I've run it on a variety of grid configurations, on both a GT640 (very low end cc3.5 device) and K40c (high end) and the timing results between host and device agree to within 2% (for reasonably long kernel execution times. If you pass 1 as the command line parameter, with very small grid sizes, the kernel execution time will be very short (nanoseconds) whereas the host will see about 10-20us. This is kernel launch overhead being measured. So the 2% number is for kernels that take much longer than 20us to execute).
It accepts 3 (optional) command line parameters, the first of which varies the amount of time the kernel will execute.
My timestamping is done on a per-SM basis, because the clock64() resource is indicated to be a per-SM resource. The sm clocks are not guaranteed to be synchronized between SMs.
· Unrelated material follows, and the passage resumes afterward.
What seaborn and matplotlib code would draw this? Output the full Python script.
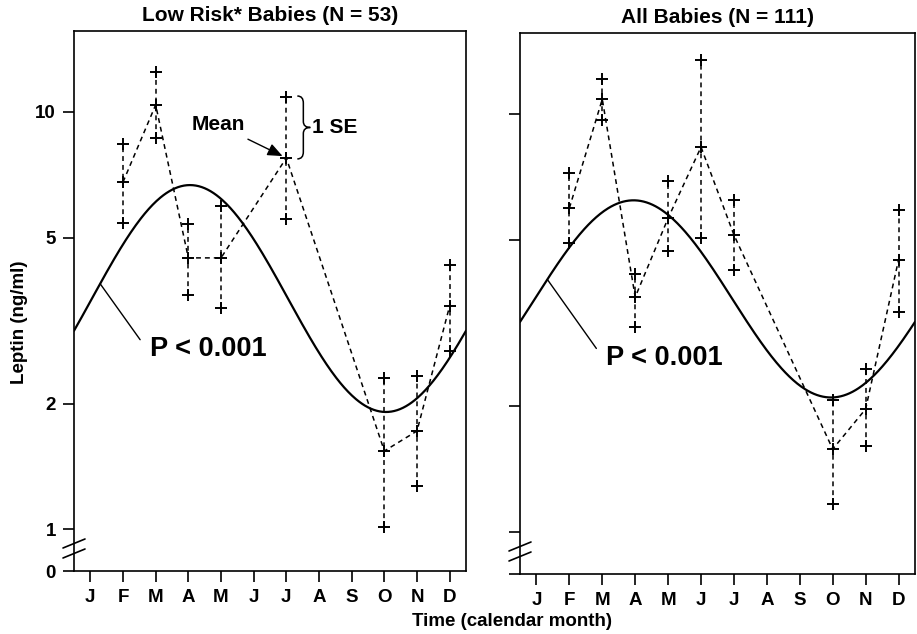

You can modify the grid dimensions. The second optional command line parameter specifies the number of blocks to launch. The third optional command line parameter specifies the number of threads per block. The timing methodology I have shown here should not be dependent on number of blocks launched or number of threads per block. If you specify fewer blocks than SMs, the code should ignore "unused" SM data.